I made these photoshoots in 2010-2011. I had had the idea to take pictures of naked men for a long time without exactly realizing why. The feminist curator who finally appeared in my life, making it a lot more conscious, gave me the green light, so I started working. The first shoot was a curious experience: the man was shy and at the same time tried to fuck me. Why, we had switched roles: I was the man in pants with a camera, and he was the naked woman-object. I took pains to escape objectivity, though — there is no posturing. For me, photography must reflect life – all the pleasure through to fornication, all the hurting acuteness, and it doesn’t matter what the pictures were taken with.

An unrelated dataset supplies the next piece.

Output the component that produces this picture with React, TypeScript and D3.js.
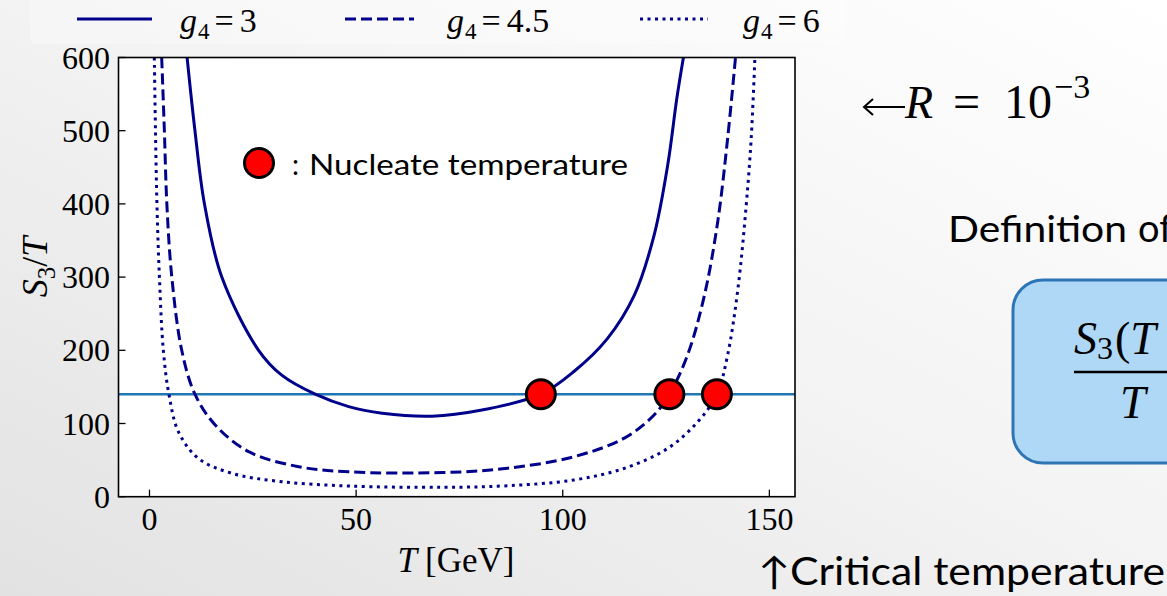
import React from "react";
import * as d3 from "d3";

// S3/T versus temperature for three couplings g4
const T_G3 = [9.1, 11.0, 13.3, 17.5, 26.4, 32.0, 40.1, 48.2, 56.3, 68.4, 80.1, 94.7, 102.7, 110.8, 117.3, 122.1, 125.4, 127.6, 129.2];
const S_G3 = [600, 500, 400, 300, 200, 166, 140, 123, 114, 110, 118, 140, 171, 216, 275, 357, 453, 544, 600];

const T_G45 = [2.95, 3.6, 4.2, 5.4, 7.8, 11.0, 15.9, 24.0, 36.1, 48.2, 71.0, 86.6, 102.7, 114.9, 122.1, 125.8, 130.2, 134.3, 137.5, 139.9, 141.8];
const S_G45 = [600, 500, 400, 300, 200, 140, 98, 61.5, 41, 34, 33, 38.8, 54.6, 80, 111.6, 140, 193.6, 275.5, 375.7, 489.6, 600];

const T_G6 = [1.17, 1.45, 1.8, 2.4, 3.35, 4.7, 7.0, 11.8, 19.9, 32.0, 48.2, 71.0, 86.6, 102.7, 114.9, 125.4, 132.7, 137.3, 139.9, 142.4, 144.4, 145.6, 146.5];
const S_G6 = [600, 500, 400, 300, 200, 140, 88.8, 52.4, 32, 20.5, 14.6, 12.8, 15, 22.8, 38.8, 66, 102.5, 140, 193.6, 284.7, 398.5, 489.6, 600];

// nucleation threshold and the temperatures where each curve meets it
const THRESHOLD = 140;
const NUCLEATE_T = [94.7, 125.8, 137.3];

const X_TICKS = [0, 50, 100, 150];
const Y_TICKS = [0, 100, 200, 300, 400, 500, 600];
const LEGEND_LABELS = ["3", "4.5", "6"];

const W = 1167;
const H = 596;
const plot = { left: 118.5, right: 795, top: 57.5, bottom: 496.7 };

const x = d3.scaleLinear().domain([-7.5, 156.2]).range([plot.left, plot.right]);
const y = d3.scaleLinear().domain([0, 600]).range([plot.bottom, plot.top]);

const NAVY = "#00008b";
const serif = "'Liberation Serif', 'DejaVu Serif', serif";
const sans = "Lato, 'Open Sans', sans-serif";

const series = [
  { t: T_G3, s: S_G3, dash: undefined as string | undefined },
  { t: T_G45, s: S_G45, dash: "11 5" },
  { t: T_G6, s: S_G6, dash: "3 4.5" },
];

const line = d3
  .line<[number, number]>()
  .x((d) => x(d[0]))
  .y((d) => y(d[1]))
  .curve(d3.curveCatmullRom.alpha(0.5));

const legendX = [
  { x0: 77, x1: 152, tx: 180 },
  { x0: 345, x1: 414, tx: 447 },
  { x0: 640, x1: 708, tx: 743 },
];

export default function App() {
  return (
    <svg
      width={W}
      height={H}
      style={{ position: "absolute", left: 0, top: 0, display: "block" }}
    >
      <defs>
        <linearGradient id="bg" x1="0" y1="1" x2="1" y2="0">
          <stop offset="0" stopColor="#e2e2e2" />
          <stop offset="0.55" stopColor="#f4f4f4" />
          <stop offset="1" stopColor="#ffffff" />
        </linearGradient>
        <clipPath id="plotClip">
          <rect x={plot.left} y={plot.top} width={plot.right - plot.left} height={plot.bottom - plot.top} />
        </clipPath>
      </defs>
      <rect x={0} y={0} width={W} height={H} fill="url(#bg)" />

      {/* legend strip */}
      <rect x={30} y={-6} width={815} height={50} rx={6} fill="#ffffff" opacity={0.3} />
      {series.map((sr, i) => (
        <g key={i}>
          <line
            x1={legendX[i].x0}
            x2={legendX[i].x1}
            y1={19}
            y2={19}
            stroke={NAVY}
            strokeWidth={3}
            strokeDasharray={sr.dash}
          />
          <text x={legendX[i].tx} y={32} fontFamily={serif} fontSize={34} fill="#000">
            <tspan fontStyle="italic">g</tspan>
            <tspan fontSize={23} dy={7} dx={1}>4</tspan>
            <tspan dy={-7} dx={5}>=</tspan>
            <tspan dx={6}>{LEGEND_LABELS[i]}</tspan>
          </text>
        </g>
      ))}

      {/* plot area */}
      <rect x={plot.left} y={plot.top} width={plot.right - plot.left} height={plot.bottom - plot.top} fill="#ffffff" />

      <g clipPath="url(#plotClip)">
        <line x1={plot.left} x2={plot.right} y1={y(THRESHOLD)} y2={y(THRESHOLD)} stroke="#1f77b4" strokeWidth={2.6} />
        {series.map((sr, i) => (
          <path
            key={i}
            d={line(sr.t.map((t, j) => [t, sr.s[j]] as [number, number])) || ""}
            fill="none"
            stroke={NAVY}
            strokeWidth={3}
            strokeDasharray={sr.dash}
          />
        ))}
      </g>

      {/* axes frame */}
      <rect
        x={plot.left}
        y={plot.top}
        width={plot.right - plot.left}
        height={plot.bottom - plot.top}
        fill="none"
        stroke="#000"
        strokeWidth={1.6}
      />
      {X_TICKS.map((t) => (
        <g key={t}>
          <line x1={x(t)} x2={x(t)} y1={plot.bottom} y2={plot.bottom - 7} stroke="#000" strokeWidth={1.3} />
          <text x={x(t)} y={530} textAnchor="middle" fontFamily={serif} fontSize={32}>
            {t}
          </text>
        </g>
      ))}
      {Y_TICKS.map((t) => (
        <g key={t}>
          <line x1={plot.left} x2={plot.left + 7} y1={y(t)} y2={y(t)} stroke="#000" strokeWidth={1.3} />
          <text x={110} y={y(t) + 11} textAnchor="end" fontFamily={serif} fontSize={32}>
            {t}
          </text>
        </g>
      ))}

      {/* axis labels */}
      <text x={456} y={572} textAnchor="middle" fontFamily={serif} fontSize={35}>
        <tspan fontStyle="italic">T</tspan>
        <tspan dx={8}>[GeV]</tspan>
      </text>
      <text transform="translate(47,267) rotate(-90)" textAnchor="middle" fontFamily={serif} fontSize={36}>
        <tspan fontStyle="italic">S</tspan>
        <tspan fontSize={25} dy={8}>3</tspan>
        <tspan dy={-8}>/</tspan>
        <tspan fontStyle="italic">T</tspan>
      </text>

      {/* nucleation points */}
      {NUCLEATE_T.map((t) => (
        <circle key={t} cx={x(t)} cy={y(THRESHOLD)} r={14.5} fill="#ff0000" stroke="#000" strokeWidth={3} />
      ))}

      {/* marker key */}
      <circle cx={259} cy={163} r={14.5} fill="#ff0000" stroke="#000" strokeWidth={3} />
      <text x={292} y={175} fontFamily={sans} fontSize={28} fill="#000">:</text>
      <text x={309} y={175} fontFamily={sans} fontSize={28} fill="#000" textLength={319} lengthAdjust="spacingAndGlyphs">
        Nucleate temperature
      </text>

      {/* annotations */}
      <g stroke="#000" strokeWidth={2} fill="none">
        <line x1={864} x2={905} y1={107} y2={107} />
        <path d="M 873 99 L 864 107 L 873 115" />
      </g>
      <text x={905} y={118} fontFamily={serif} fontSize={46} fontStyle="italic">R</text>
      <text x={953} y={118} fontFamily={serif} fontSize={48}>=</text>
      <text x={1004} y={118} fontFamily={serif} fontSize={48}>10</text>
      <text x={1054} y={98} fontFamily={serif} fontSize={34}>−3</text>

      <text x={948} y={242} fontFamily={sans} fontSize={37} textLength={179} lengthAdjust="spacingAndGlyphs">
        Definition
      </text>
      <text x={1138} y={242} fontFamily={sans} fontSize={38}>of</text>

      <rect x={1013} y={280} width={220} height={183} rx={30} fill="#aed8f5" stroke="#2e75b6" strokeWidth={3} />
      <text x={1074} y={354} fontFamily={serif} fontSize={46}>
        <tspan fontStyle="italic">S</tspan>
        <tspan fontSize={32} dy={5}>3</tspan>
        <tspan dy={-5} dx={2}>(</tspan>
        <tspan fontStyle="italic">T</tspan>
      </text>
      <line x1={1074} x2={1180} y1={372} y2={372} stroke="#000" strokeWidth={2.4} />
      <text x={1120} y={418} fontFamily={serif} fontSize={46} fontStyle="italic">T</text>

      <text x={758} y={585} fontFamily={sans} fontSize={38} textLength={407} lengthAdjust="spacingAndGlyphs">
        ↑Critical temperature
      </text>
    </svg>
  );
}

There are a few pictures of a man covered in tattoos — this is Moscow’s Last Punk — he never saw the pictures because he died in 2011. I only had the time to tell him by phone that all the men in the pictures had been considered gay and the pictures had been taken down as ‛propaganda of homosexualism’. We laughed — not one of the three men in the pictures was gay.
My curator stated:
The exploration of men’s vulnerability is a recurrent motive in Olga Akhmetyeva’s documentary photography, and at the same time it is a territory of freedom from the contemporary gender norm, rigidly split in two.
In 2011, Olga Akhmetyeva’s project was dismantled right before the opening following the venue owners’ demand. Individual portraits of men shown outside the stereotypes of masculine behaviour were perceived as ‛homosexual propaganda’ and caused more outrage than the gay pride photos from that hung next to them.